Trailblazing efforts in West Virginia girl’s sports

Looking back to where it started 50 years ago
Power outages reach day 12 for many
Published: Jul. 28, 2022 at 10:05 PM EDT

DODDRIDGE, W.Va (WDTV) - Barbara Stout started coaching at Doddridge County High School 50 years ago in 1972, prior to girl’s sports being sanctioned under the WVSSAC.

“The girls made a committee and came to me and asked me if I would organize girls sports we got no pay, no compensation for any of the time we spent, but you know what I’d do it again,” said Stout.

Building from the ground up, Stout knew they were onto something special from the very beginning, “We felt like we had a cause we wanted to stomp our feet for.”

Even if not everyone believed, “The men saw girls athletics as being something that was just going to be a fade, and so I don’t think they felt to threatened in the beginning and so we just went like thunder.”

Teams were put together for basketball, softball, gymnastics and volleyball, backed by a support group of mothers and grandmothers who lead the fundraising efforts for new uniforms, equipment, and a very nice bus driver who would volunteer his time for free.

“Girls practiced in gumshoes an gloves with the fingertips cut out and they were running and done everything they could to get in shape because we weren’t allowed in the weight room,” said Stout.

It was the success of those early teams that earned the respect of girl’s sports in and around the county.

“We played a softball game as a team here in the state and at the end of the third inning we had I think 38-nothing and I wanted that coach to give it to us and she wouldn’t so we won 68-nothing, it epitomizes the fact that success builds success,” Stout said.

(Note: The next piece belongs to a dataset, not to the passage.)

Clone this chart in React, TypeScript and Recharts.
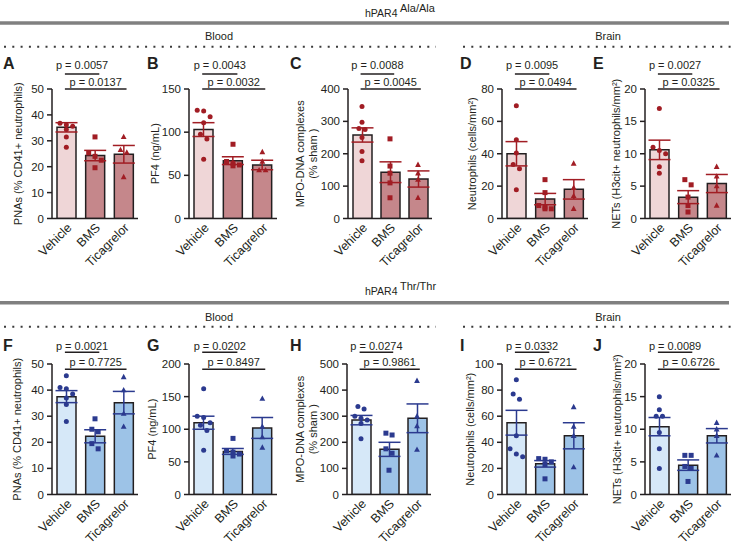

The movement was long awaited from the young women, and Stout fought through the status quo to give them the opportunities, “It was out of the norm and you have to be a little out of the norm not to feel , may get a little upset and I never really have cared too much about what anyone thought of me as long as I was doing the right thing.”

Those years didn’t come without roadblocks, “Things didn’t happen as quickly as we all thought it should at the very beginning but we, we didn’t give up.”

To Stout, there was no such thing as a setback, “If you think you’re having a setback then you will have it but if you see something that gets to be a stumbling block, you just kick it out of the way and move on.”

When the first West Virginia girl’s basketball state tournament was held a year after Stout stopped coaching the Bulldogs in 1976, there was a bigger accomplishment she saw, “I think the greatest success was the fact that so many of those girls were successful, they became wonderful citizens of the untied states and that’s what we need now and what we needed then.”

Seeing the progress five decades later, it’s pretty surreal, “When I walk in, when I walked into the new high school when it opened, I just felt that it had been a journey from where we started to now and I was glad I was a live to se it, when you’re my age it certainty doesn’t bring any kind of a prize if you haven’t lived a life that you think has been fuel and instrumental in helping some cause in America.”